(Records with drawing code)
- - -
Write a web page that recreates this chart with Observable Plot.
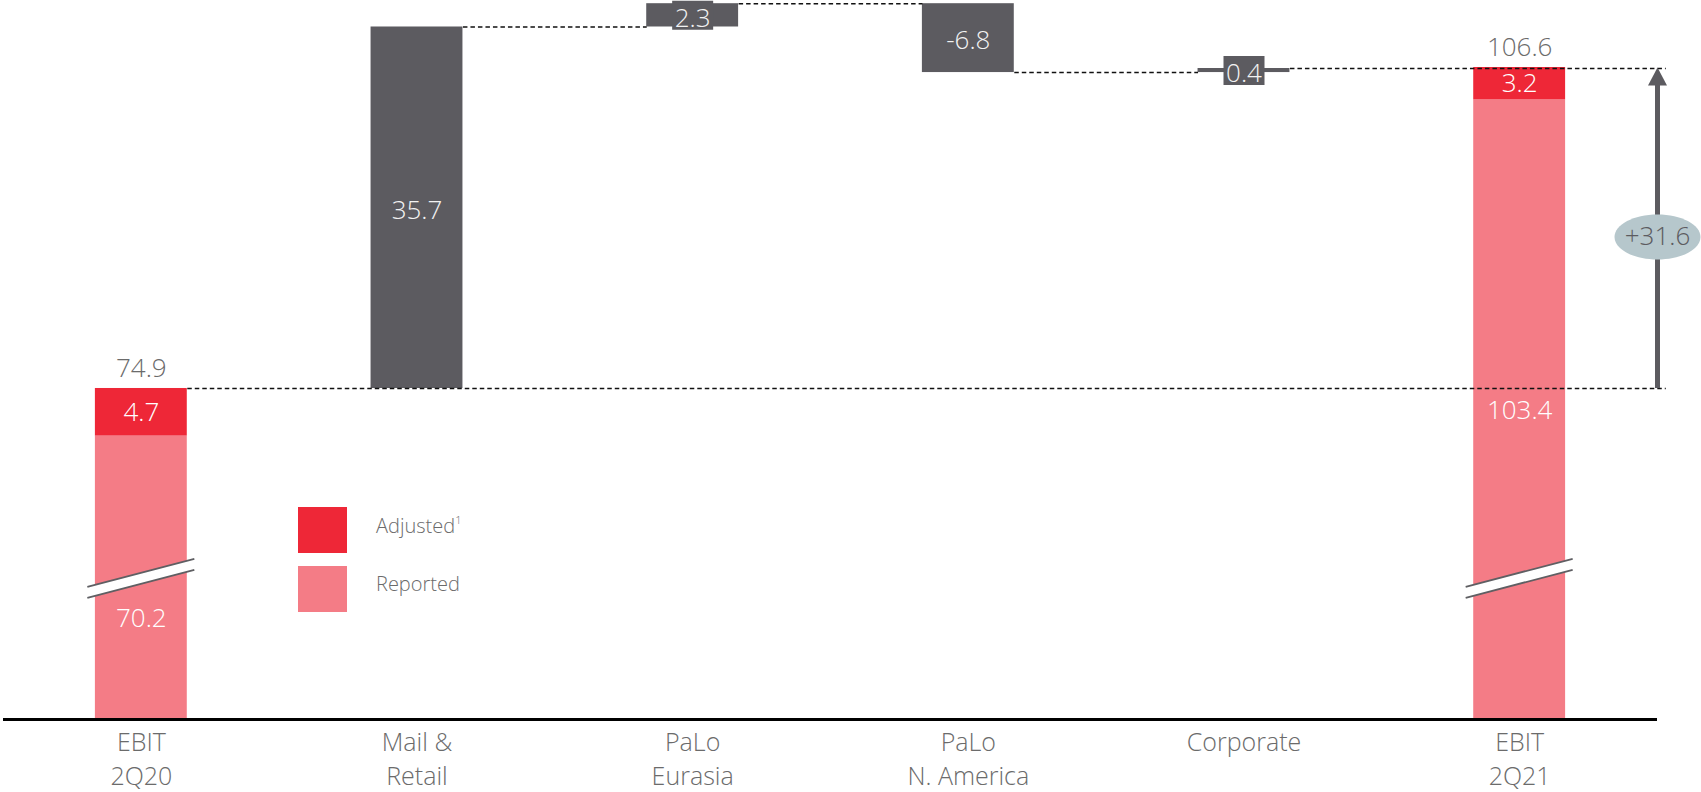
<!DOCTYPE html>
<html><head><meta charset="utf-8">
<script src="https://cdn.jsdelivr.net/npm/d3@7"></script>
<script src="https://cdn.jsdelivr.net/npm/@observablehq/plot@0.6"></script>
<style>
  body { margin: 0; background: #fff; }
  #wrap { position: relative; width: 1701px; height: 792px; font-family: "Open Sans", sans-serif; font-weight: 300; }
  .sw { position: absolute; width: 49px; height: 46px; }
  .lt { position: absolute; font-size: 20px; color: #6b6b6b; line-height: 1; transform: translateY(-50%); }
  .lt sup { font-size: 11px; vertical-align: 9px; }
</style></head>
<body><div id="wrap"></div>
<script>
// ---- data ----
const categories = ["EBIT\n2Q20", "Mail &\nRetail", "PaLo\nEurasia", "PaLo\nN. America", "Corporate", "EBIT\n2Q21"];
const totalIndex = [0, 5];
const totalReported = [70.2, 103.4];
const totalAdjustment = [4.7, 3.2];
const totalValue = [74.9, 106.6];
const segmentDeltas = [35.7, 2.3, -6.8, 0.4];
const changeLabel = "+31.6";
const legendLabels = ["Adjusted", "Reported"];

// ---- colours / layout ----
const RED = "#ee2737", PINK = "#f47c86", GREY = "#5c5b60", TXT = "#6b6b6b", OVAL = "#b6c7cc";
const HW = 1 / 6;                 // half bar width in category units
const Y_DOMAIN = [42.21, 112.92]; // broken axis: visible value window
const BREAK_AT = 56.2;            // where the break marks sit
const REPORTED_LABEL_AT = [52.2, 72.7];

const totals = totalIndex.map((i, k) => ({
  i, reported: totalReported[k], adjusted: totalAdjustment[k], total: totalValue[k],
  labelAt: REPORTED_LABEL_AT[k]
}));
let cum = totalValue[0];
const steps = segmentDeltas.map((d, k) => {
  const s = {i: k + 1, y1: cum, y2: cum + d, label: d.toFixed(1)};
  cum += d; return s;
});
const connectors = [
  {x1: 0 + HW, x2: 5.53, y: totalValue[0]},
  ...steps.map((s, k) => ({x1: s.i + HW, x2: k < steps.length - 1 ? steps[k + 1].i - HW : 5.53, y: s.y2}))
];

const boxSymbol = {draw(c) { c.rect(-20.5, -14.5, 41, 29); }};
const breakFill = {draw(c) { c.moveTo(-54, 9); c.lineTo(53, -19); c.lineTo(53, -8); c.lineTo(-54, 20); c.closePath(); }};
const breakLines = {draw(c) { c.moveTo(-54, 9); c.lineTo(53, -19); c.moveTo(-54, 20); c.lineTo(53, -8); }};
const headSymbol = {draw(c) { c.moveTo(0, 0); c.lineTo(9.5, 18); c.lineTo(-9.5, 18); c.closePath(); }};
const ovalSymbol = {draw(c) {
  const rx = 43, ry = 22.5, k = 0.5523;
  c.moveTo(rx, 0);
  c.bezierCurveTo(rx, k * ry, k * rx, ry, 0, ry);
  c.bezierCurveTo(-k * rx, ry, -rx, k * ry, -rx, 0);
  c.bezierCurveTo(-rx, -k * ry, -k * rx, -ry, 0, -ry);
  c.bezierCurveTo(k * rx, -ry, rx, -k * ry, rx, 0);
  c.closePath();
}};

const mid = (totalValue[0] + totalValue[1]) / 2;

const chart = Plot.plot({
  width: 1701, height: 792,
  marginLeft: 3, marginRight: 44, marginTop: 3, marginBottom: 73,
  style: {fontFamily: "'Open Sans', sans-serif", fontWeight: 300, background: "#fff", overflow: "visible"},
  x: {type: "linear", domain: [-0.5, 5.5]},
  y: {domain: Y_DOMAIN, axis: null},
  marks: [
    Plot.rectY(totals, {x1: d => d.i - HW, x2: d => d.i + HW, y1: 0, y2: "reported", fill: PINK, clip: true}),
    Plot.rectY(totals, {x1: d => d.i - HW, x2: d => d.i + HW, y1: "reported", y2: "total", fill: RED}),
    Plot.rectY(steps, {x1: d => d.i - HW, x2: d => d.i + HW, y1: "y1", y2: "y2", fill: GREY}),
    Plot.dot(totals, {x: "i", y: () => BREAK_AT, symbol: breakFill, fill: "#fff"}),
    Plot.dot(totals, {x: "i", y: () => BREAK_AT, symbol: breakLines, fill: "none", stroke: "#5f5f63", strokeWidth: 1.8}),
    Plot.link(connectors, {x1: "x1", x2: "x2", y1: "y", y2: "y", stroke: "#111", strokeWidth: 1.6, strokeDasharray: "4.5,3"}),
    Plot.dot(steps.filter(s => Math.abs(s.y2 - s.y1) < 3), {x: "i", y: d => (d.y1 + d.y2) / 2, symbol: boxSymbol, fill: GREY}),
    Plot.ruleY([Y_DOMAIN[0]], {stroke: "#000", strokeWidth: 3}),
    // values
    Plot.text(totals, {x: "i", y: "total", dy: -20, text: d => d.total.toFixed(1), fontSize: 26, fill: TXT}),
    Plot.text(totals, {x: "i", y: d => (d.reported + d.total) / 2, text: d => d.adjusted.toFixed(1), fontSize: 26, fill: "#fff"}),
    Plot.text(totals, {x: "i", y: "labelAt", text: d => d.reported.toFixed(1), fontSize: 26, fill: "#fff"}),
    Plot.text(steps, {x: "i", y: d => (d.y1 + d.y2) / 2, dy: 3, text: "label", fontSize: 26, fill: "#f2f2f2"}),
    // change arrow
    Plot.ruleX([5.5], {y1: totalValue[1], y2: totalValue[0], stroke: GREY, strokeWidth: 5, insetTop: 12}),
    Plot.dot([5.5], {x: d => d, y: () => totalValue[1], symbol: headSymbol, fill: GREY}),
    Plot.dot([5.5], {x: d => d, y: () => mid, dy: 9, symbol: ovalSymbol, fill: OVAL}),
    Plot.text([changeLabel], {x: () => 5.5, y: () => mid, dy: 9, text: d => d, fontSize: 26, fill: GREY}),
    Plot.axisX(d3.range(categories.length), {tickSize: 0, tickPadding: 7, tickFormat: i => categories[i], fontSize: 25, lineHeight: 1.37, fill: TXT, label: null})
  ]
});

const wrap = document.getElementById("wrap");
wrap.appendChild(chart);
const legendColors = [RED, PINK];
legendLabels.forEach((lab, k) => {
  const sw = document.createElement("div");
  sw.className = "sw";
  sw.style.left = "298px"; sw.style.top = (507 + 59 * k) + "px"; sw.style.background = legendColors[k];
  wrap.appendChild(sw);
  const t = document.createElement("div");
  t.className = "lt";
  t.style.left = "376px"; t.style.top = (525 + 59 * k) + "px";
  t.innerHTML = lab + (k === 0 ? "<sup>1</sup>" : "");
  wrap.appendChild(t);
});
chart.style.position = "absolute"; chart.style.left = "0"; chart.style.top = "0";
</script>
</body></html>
- - -
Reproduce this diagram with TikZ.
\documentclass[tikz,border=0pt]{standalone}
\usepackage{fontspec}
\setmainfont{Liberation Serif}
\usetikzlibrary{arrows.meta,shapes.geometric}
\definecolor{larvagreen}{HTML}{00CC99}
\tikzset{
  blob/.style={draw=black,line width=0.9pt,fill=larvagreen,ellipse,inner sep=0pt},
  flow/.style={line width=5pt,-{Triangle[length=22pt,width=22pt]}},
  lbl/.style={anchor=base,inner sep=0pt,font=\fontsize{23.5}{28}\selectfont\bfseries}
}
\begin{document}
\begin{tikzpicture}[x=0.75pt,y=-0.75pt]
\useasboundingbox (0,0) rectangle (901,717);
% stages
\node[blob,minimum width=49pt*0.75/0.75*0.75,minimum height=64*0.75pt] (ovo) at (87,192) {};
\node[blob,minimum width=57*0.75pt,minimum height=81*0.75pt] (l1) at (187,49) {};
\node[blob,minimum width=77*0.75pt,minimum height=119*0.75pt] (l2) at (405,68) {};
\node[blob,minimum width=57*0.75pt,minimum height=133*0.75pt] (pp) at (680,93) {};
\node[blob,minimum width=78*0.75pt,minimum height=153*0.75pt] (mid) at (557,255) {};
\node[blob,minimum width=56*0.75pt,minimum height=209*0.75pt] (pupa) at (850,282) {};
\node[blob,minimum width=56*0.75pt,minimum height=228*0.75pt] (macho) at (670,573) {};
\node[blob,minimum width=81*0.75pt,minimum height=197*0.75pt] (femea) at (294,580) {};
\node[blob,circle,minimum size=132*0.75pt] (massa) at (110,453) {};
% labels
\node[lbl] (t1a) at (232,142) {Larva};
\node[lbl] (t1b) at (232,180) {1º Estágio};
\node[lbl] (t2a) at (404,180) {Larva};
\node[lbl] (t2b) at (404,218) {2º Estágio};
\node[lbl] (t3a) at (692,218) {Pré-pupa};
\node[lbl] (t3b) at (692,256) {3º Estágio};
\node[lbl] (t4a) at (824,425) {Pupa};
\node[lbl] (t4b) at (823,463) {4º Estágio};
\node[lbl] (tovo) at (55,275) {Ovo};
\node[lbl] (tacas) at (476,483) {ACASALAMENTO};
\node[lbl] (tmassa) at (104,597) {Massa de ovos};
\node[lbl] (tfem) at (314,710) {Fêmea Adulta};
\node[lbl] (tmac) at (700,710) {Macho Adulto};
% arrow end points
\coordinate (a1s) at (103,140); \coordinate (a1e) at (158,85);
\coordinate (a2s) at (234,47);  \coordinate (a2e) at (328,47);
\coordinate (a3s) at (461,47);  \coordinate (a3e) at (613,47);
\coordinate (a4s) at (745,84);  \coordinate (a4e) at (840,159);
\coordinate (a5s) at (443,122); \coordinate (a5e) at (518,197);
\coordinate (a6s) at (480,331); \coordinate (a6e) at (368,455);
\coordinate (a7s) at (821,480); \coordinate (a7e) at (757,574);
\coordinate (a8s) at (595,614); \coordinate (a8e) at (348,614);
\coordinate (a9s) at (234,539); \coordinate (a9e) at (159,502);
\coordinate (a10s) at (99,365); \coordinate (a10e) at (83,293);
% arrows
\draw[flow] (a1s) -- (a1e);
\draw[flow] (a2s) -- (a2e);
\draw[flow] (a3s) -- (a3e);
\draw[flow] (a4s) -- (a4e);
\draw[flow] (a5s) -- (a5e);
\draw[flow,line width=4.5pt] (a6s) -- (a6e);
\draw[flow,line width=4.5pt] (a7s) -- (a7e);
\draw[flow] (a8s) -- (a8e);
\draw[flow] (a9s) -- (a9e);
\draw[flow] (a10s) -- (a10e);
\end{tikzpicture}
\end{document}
- - -
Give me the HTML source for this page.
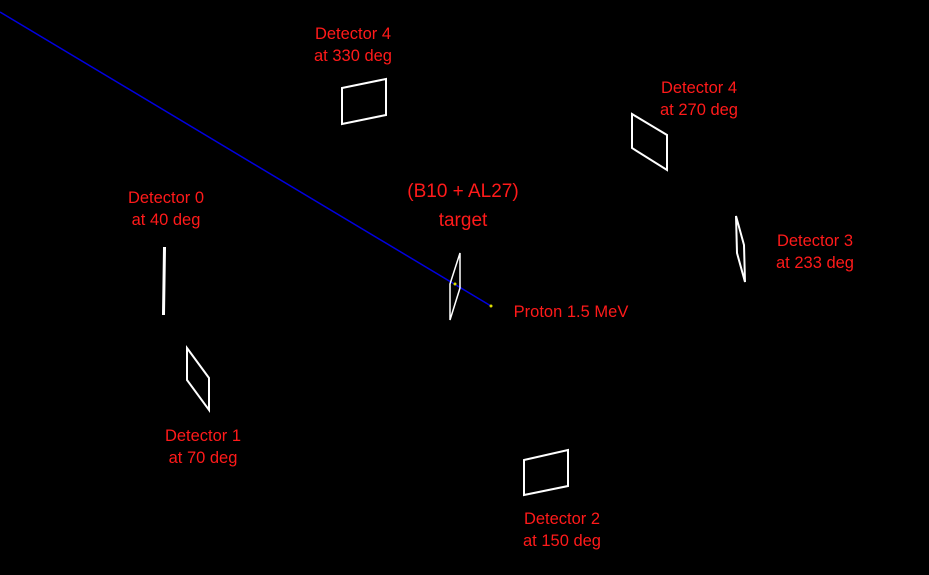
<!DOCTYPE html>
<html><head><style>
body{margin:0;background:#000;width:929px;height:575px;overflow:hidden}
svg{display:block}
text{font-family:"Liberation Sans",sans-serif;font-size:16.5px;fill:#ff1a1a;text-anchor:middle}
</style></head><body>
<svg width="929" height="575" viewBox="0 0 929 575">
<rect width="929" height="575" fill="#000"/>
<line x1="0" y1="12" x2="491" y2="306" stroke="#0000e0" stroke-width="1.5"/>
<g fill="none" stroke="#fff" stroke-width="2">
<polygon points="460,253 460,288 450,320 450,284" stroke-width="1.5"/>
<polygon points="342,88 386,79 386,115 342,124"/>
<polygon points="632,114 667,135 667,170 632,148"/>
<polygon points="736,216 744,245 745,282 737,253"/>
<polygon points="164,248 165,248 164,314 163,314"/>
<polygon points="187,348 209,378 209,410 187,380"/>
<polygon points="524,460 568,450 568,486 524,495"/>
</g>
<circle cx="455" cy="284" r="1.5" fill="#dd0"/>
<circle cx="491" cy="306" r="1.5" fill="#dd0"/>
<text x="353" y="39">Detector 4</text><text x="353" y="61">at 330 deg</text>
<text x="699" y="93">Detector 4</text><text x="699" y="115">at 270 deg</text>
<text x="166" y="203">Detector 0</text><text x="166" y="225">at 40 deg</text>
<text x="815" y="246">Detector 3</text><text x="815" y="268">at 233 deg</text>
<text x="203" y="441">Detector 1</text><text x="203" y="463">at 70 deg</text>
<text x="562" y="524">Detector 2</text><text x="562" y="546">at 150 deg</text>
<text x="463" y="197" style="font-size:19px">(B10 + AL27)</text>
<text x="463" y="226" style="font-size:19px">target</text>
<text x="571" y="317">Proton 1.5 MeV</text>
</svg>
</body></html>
- - -
Aim of the task: Start at the line that contains "Write a web", stop at the line that contains "const REPORTED_LABEL_AT = [52.2, 72.7];", and reproduce each line in that stretch exactly. Pictures are excluded.

Exercise output:
Write a web page that recreates this chart with Observable Plot.
<!DOCTYPE html>
<html><head><meta charset="utf-8">
<script src="https://cdn.jsdelivr.net/npm/d3@7"></script>
<script src="https://cdn.jsdelivr.net/npm/@observablehq/plot@0.6"></script>
<style>
  body { margin: 0; background: #fff; }
  #wrap { position: relative; width: 1701px; height: 792px; font-family: "Open Sans", sans-serif; font-weight: 300; }
  .sw { position: absolute; width: 49px; height: 46px; }
  .lt { position: absolute; font-size: 20px; color: #6b6b6b; line-height: 1; transform: translateY(-50%); }
  .lt sup { font-size: 11px; vertical-align: 9px; }
</style></head>
<body><div id="wrap"></div>
<script>
// ---- data ----
const categories = ["EBIT\n2Q20", "Mail &\nRetail", "PaLo\nEurasia", "PaLo\nN. America", "Corporate", "EBIT\n2Q21"];
const totalIndex = [0, 5];
const totalReported = [70.2, 103.4];
const totalAdjustment = [4.7, 3.2];
const totalValue = [74.9, 106.6];
const segmentDeltas = [35.7, 2.3, -6.8, 0.4];
const changeLabel = "+31.6";
const legendLabels = ["Adjusted", "Reported"];

// ---- colours / layout ----
const RED = "#ee2737", PINK = "#f47c86", GREY = "#5c5b60", TXT = "#6b6b6b", OVAL = "#b6c7cc";
const HW = 1 / 6;                 // half bar width in category units
const Y_DOMAIN = [42.21, 112.92]; // broken axis: visible value window
const BREAK_AT = 56.2;            // where the break marks sit
const REPORTED_LABEL_AT = [52.2, 72.7];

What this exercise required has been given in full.